For most people, Labor Day is the last day of summer vacation, a time to enjoy the final barbecue or picnic or party of the season before heading back to work or sending the kids back to school.
But it’s also a good time to think about work – what it means to us, and the huge role it plays in our lives and society. There are, of course, huge problems with work in this country, most obviously how unequally people are paid for it, both historically and now, and the ongoing failure of our public policies to deal with that.
In this new blog, I’m focusing on the more personal dimension of work: what makes it satisfying, aside from the paycheck, which we all tend to think is too small. In my own career, I’ve gone from being a lawyer to a journalist and then some mix of the two, all in a quest for some sort of meaning and fulfillment. Both aspects of my career have provided me some of that, more or less at different times.
Still, more recently, I’ve wanted something else: to contribute more directly to the people around me. As a human rights lawyer, I advocate for a more humane and less bellicose U.S. national security policy, and try to close down the Guantanamo Bay detention center or restrain the United States’ remote-controlled drone killings of suspected terrorists. But the benefits of that work feel very distant and intangible. Who am I helping, really, and how? What are the actual consequences of lobbying Congress and the White House, or of writing op-eds and blogs to try to sway public opinion? It’s all pretty unclear.
So over the last year, I’ve embarked on a new adventure: coaching. The idea isn’t completely divorced from my experience: it actually came out of being a National Security and Human Rights fellow with the Rockwood Leadership Institute, which runs trainings and fellowships for “leaders” in the nonprofit advocacy world. (I put “leaders” in quotes only because the underlying idea is that we’re all leaders in one way or another, not only within our organizations but also in our own lives. Job titles don’t necessarily capture that.) As part of the fellowship, I was assigned a coach, who I worked with over the course of several months. I found that experience, along with the fellowship retreats, to be really eye-opening. Most importantly, it helped me realize that we have more choice over our own experiences of work than we tend to acknowledge. It’s far easier to blame someone else – a boss, senior manager or colleague, usually – for our frustrations and dissatisfaction, than to look at our own actions and how we’re contributing to a bad situation.
That’s not to say that a boss, manager or colleague isn’t annoying or even doing something to actively obstruct us or make our lives more difficult. It’s just that focusing our attention on that is usually counterproductive: it just makes us angrier. Through my own coaching experience, and now intensive coach training, I’ve come to realize I do much better if I focus on what I can do to change and direct my own experience.
Since starting a coach training and certification course last Spring, I’ve been really delving into this question: how can each of us change, and improve, our own work – and life — experiences?
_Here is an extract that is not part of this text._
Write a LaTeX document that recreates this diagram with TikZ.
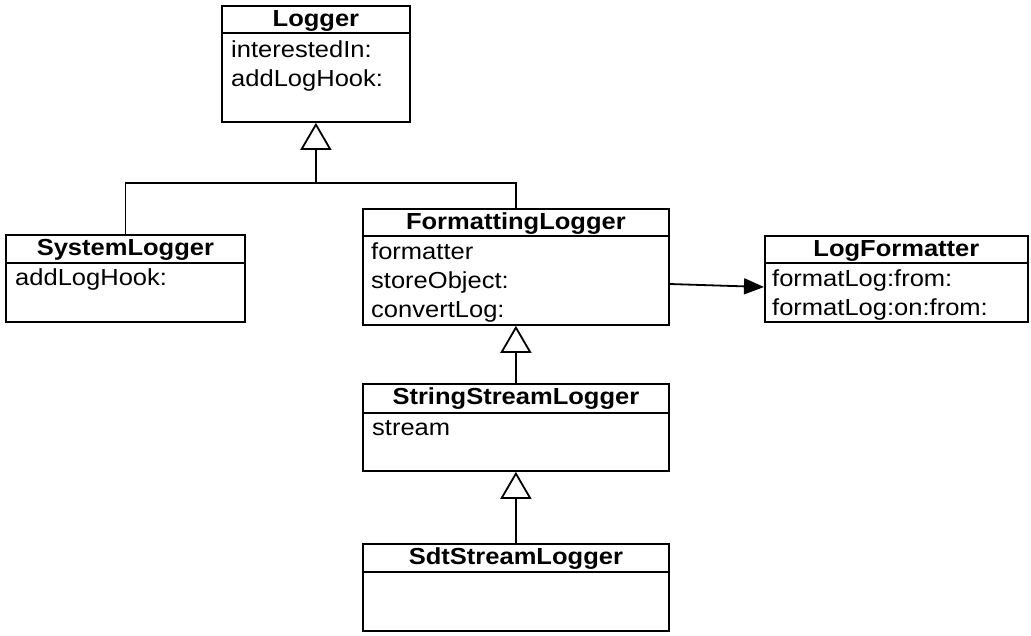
\documentclass[tikz,border=0pt]{standalone}
\usepackage{fontspec}
\setmainfont{Liberation Sans}[FakeStretch=1.1]
\usetikzlibrary{arrows.meta, positioning}

\begin{document}
\begin{tikzpicture}[
    x=1pt, y=-1pt,
    font=\fontsize{23.2}{29}\selectfont,
    classbox/.style={
        rectangle, draw=black, line width=1.8pt,
        anchor=north west, inner sep=0pt
    },
    title/.style={
        anchor=base, inner sep=0pt,
        font=\fontsize{23.2}{29}\selectfont\bfseries
    },
    attrs/.style={
        anchor=base west, inner sep=0pt,
        text width=250pt, align=left
    },
    sep/.style={line width=1.6pt},
    link/.style={line width=1.8pt},
    inherit/.style={
        -{Triangle[open, length=27pt, width=31pt]}, line width=1.8pt
    },
    assoc/.style={
        -{Triangle[length=20pt, width=16pt]}, line width=1.8pt
    }
]

\useasboundingbox (0,0) rectangle (1031,635);

% Logger
\node[classbox, minimum width=188pt, minimum height=116pt] (logger) at (221,5) {};
\node[title] (logger-t) at ([yshift=-21pt]logger.north) {Logger};
\draw[sep] ([yshift=-28pt]logger.north west) -- ([yshift=-28pt]logger.north east);
\node[attrs] (logger-a) at ([xshift=10pt, yshift=-52pt]logger.north west) {interestedIn:\\addLogHook:};

% SystemLogger
\node[classbox, minimum width=239pt, minimum height=87pt] (syslog) at (5,234) {};
\node[title] (syslog-t) at ([yshift=-21pt]syslog.north) {SystemLogger};
\draw[sep] ([yshift=-29pt]syslog.north west) -- ([yshift=-29pt]syslog.north east);
\node[attrs] (syslog-a) at ([xshift=10pt, yshift=-51pt]syslog.north west) {addLogHook:};

% FormattingLogger
\node[classbox, minimum width=306pt, minimum height=116pt] (fmtlog) at (362,208) {};
\node[title] (fmtlog-t) at ([yshift=-21pt]fmtlog.north) {FormattingLogger};
\draw[sep] ([yshift=-28pt]fmtlog.north west) -- ([yshift=-28pt]fmtlog.north east);
\node[attrs] (fmtlog-a) at ([xshift=9pt, yshift=-51pt]fmtlog.north west) {formatter\\storeObject:\\convertLog:};

% LogFormatter
\node[classbox, minimum width=263pt, minimum height=86pt] (logfmt) at (764,235) {};
\node[title] (logfmt-t) at ([yshift=-21pt]logfmt.north) {LogFormatter};
\draw[sep] ([yshift=-28pt]logfmt.north west) -- ([yshift=-28pt]logfmt.north east);
\node[attrs] (logfmt-a) at ([xshift=8pt, yshift=-51pt]logfmt.north west) {formatLog:from:\\formatLog:on:from:};

% StringStreamLogger
\node[classbox, minimum width=306pt, minimum height=87pt] (strlog) at (362,383) {};
\node[title] (strlog-t) at ([yshift=-21pt]strlog.north) {StringStreamLogger};
\draw[sep] ([yshift=-30pt]strlog.north west) -- ([yshift=-30pt]strlog.north east);
\node[attrs] (strlog-a) at ([xshift=10pt, yshift=-52pt]strlog.north west) {stream};

% SdtStreamLogger
\node[classbox, minimum width=306pt, minimum height=87pt] (sdtlog) at (362,543) {};
\node[title] (sdtlog-t) at ([yshift=-21pt]sdtlog.north) {SdtStreamLogger};
\draw[sep] ([yshift=-29pt]sdtlog.north west) -- ([yshift=-29pt]sdtlog.north east);

% Inheritance
\coordinate (split) at ([yshift=-60pt]logger.south);
\draw[inherit] (split) -- (logger.south);
\draw[link] (syslog.north) |- (split) -| (fmtlog.north);
\draw[inherit] (strlog.north) -- (fmtlog.south);
\draw[inherit] (sdtlog.north) -- (strlog.south);

% Association
\draw[assoc] ([yshift=-76pt]fmtlog.north east) -- ([yshift=-52pt]logfmt.north west);

\end{tikzpicture}
\end{document}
How can we make choices that direct our own lives toward how we truly want to live them? And how can we gain sufficient clarity to become truly aware of our current experiences, our desires for the future, and the steps we need to take to move in that direction?
I’m still working as a human rights advocate as I explore this new realm. But I’m also relating to that work differently – more aware and accepting of what I can and can’t control, both about the work itself and its consequences. I know what I can and want to contribute, but I’m also more willing to do that work and let go of the outcomes. It’s a perspective that I think can reduce the stress levels – and burnout rates — of many advocates. It’s an area I plan to explore further.
This new blog is my way of working through some of what I’m learning as I develop a coaching practice and continue my human rights work. While the two might seem incompatible, they’re not, really: it’s all about human dignity. In my view, we all have a right to work and to live in a way that’s meaningful to us. That will mean something different to everybody, but I hope the insights I’m learning and will share here, and with my coaching clients, prove useful, even in some small way, toward helping people realize that real potential – and their own human right.